Al Mendoza.Al Mendoza.

IN his heyday, Tiger Woods was one of golf’s best finishers. He could terrifyingly transform a lost cause into a won game in a snap. If there’s one guy who adheres to the saying, “saving the best for last,” that’s Tiger Woods.

I won’t get tired saying it.

In the mid-80s, during the 10-and-under division of the World Juniors in San Diego, California, Tiger Woods wondrously waxed hot before my very eyes.

Down one shot with one hole to go, Woods, then nine years old, birdied the last hole at Presidio Hills to defeat our very own, Martin Valdes.

At an early age, Woods displayed his vaunted killer’s instinct, delicately landing his approach on a green that was as tiny as a postage stamp.

Shaken, Valdes missed the green en route to a double bogey after Woods made birdie from 10 feet.

So downtrodden was Valdes that he refused to receive his runner-up trophy, sobbing as he walked away from the 18th green during the awarding ceremony. Martin’s Dad, Gabby, received the trophy.

Years later, Jake P. Ayson and I would bump into Martin Valdes in Orlando, Florida. It was during a break for Jake and I from an international golf rules seminar at Pontevedra’s tough-as-nails Sawgrass in the company of the esteemed, late and lamented, Vince Villafuerte.

Martin, who completely abandoned golf after that loss to Tiger Woods, was then working at Orlando’s Epcot-Disneyland. He was gracious enough to give us free tickets to the famed tourist destination.

And you know what?
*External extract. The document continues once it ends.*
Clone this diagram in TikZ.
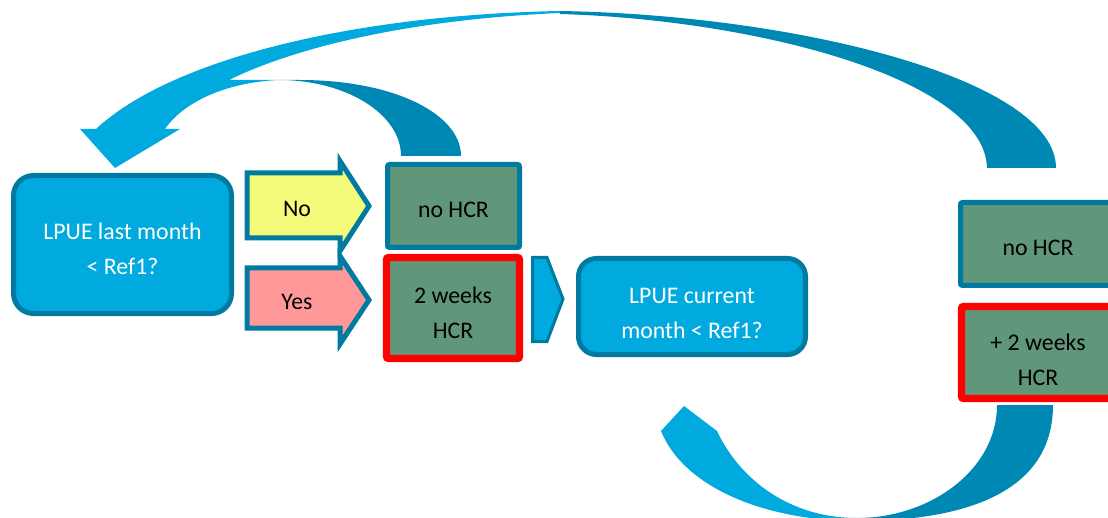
\documentclass[tikz,border=0pt]{standalone}
\usepackage{fontspec}
\setmainfont{Carlito}
\usetikzlibrary{calc}

\definecolor{lblue}{RGB}{0,170,222}
\definecolor{dblue}{RGB}{0,136,180}
\definecolor{edge}{RGB}{0,122,160}
\definecolor{yel}{RGB}{244,251,122}
\definecolor{pink}{RGB}{255,153,153}
\definecolor{hcr}{RGB}{96,150,122}

\tikzset{
	txt/.style = {font=\fontsize{11.9pt}{17.5pt}\selectfont, align=center, inner sep=0pt},
	qtxt/.style = {txt, text=white},
	question/.style = {draw=edge, line width=2.5pt, fill=lblue, rounded corners=10pt, inner sep=0pt},
	hcrbox/.style = {draw=edge, line width=2.5pt, fill=hcr, rounded corners=1pt, inner sep=0pt},
	hcrred/.style = {hcrbox, draw=red, line width=3.6pt},
	blockarrow/.style = {draw=edge, line width=2.5pt},
}

\begin{document}
\begin{tikzpicture}[x=0.5pt, y=-0.5pt]
%		\draw (0,0) grid[step=50] (1108,518);
		\clip (0,0) rectangle (1108,518);
		
		\coordinate (Htip) at (115,168);
		\coordinate (Btip) at (684,406);
		
		% curved arrows back to the start
		\fill[dblue] (560,11) .. controls (800,15) and (1056,80) .. (1056,168) -- (987,168)
			.. controls (985,80) and (760,20) .. (560,14) -- cycle;
		\fill[dblue] (279,80) -- (300,80) .. controls (394,80) and (461,114) .. (461,156) -- (401,156)
			.. controls (401,114) and (346,80) .. (279,80) -- cycle;
		\fill[lblue] (80,129) -- (96,129) .. controls (170,60) and (350,15) .. (560,11) -- (560,13)
			.. controls (400,20) and (290,50) .. (229,80) -- (279,80)
			.. controls (230,82) and (185,100) .. (165,129) -- (180,129) -- (Htip) -- cycle;
		
		\fill[dblue] (857,521) .. controls (960,521) and (1053,495) .. (1053,405) -- (997,405)
			.. controls (997,470) and (930,518) .. (857,518) -- cycle;
		\fill[lblue] (Btip) -- (717,431) .. controls (740,480) and (790,518) .. (857,518) -- (857,521)
			.. controls (770,521) and (685,490) .. (661,431) -- cycle;
		
		% block arrows
		\draw[blockarrow, fill=yel] (247,173) -- (340,173) -- (340,161) -- (369,206) -- (340,251) -- (340,238) -- (247,238) -- cycle;
		\draw[blockarrow, fill=pink] (247,268) -- (340,268) -- (340,256) -- (369,300) -- (340,344) -- (340,328) -- (247,328) -- cycle;
		\draw[draw=edge, line width=1.5pt, fill=lblue] (532.5,257.5) -- (547,257.5) -- (563,299) -- (547,341.5) -- (532.5,341.5) -- cycle;
		
		\node[txt] (no) at (297,209) {No};
		\node[txt] (yes) at (297,302) {Yes};
		
		% boxes
		\node[question, minimum width=109pt, minimum height=69pt,
			label={[qtxt, yshift=-2pt]center:{LPUE last month\\< Ref1?}}] (lastmonth) at (122.5,244.5) {};
		\node[hcrbox, minimum width=66pt, minimum height=41.5pt,
			label={[txt, yshift=-2pt]center:{no HCR}}] (nohcr1) at (453.5,206) {};
		\node[hcrred, minimum width=66.5pt, minimum height=50.5pt,
			label={[txt, yshift=-2.5pt]center:{2 weeks\\HCR}}] (hcr1) at (453,308) {};
		\node[question, minimum width=113.5pt, minimum height=48pt, rounded corners=9pt,
			label={[qtxt, yshift=-3.5pt]center:{LPUE current\\month < Ref1?}}] (curmonth) at (692,306.5) {};
		\node[hcrbox, minimum width=77.5pt, minimum height=41.5pt,
			label={[txt, yshift=-2pt]center:{no HCR}}] (nohcr2) at (1038,244) {};
		\node[hcrred, minimum width=76.5pt, minimum height=46pt,
			label={[txt, yshift=-3.5pt]center:{+ 2 weeks\\HCR}}] (hcr2) at (1038,352.5) {};
	\end{tikzpicture}
\end{document}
Martin Valdes was also then a next-door-neighbor of Woods’ at Sawgrass.

“I was avoiding him for years and yet, fate made us neighbors,” said Martin. “Whoa!”

And why was Tiger Woods my topic again today?

Well, I remember him after learning of Aidric Chan’s topping the recent Philippine Golf Tour Q-School in Davao’s South Pacific where my buddy Tommy Inigo works as golf manager.

In so doing, Chan fired a final-round, four-under-par 68—a mighty finish that augured well for his coming debut in the Tour that tees off this week at Davao’s lengthy, tree-laden Apo.

With a windup as solid as that, Chan, the pride of Manila Southwoods, would be a marked man in the 10-leg Tour.

He’d be more formidable if he could continue “saving his best for last” at all times—if not frequently.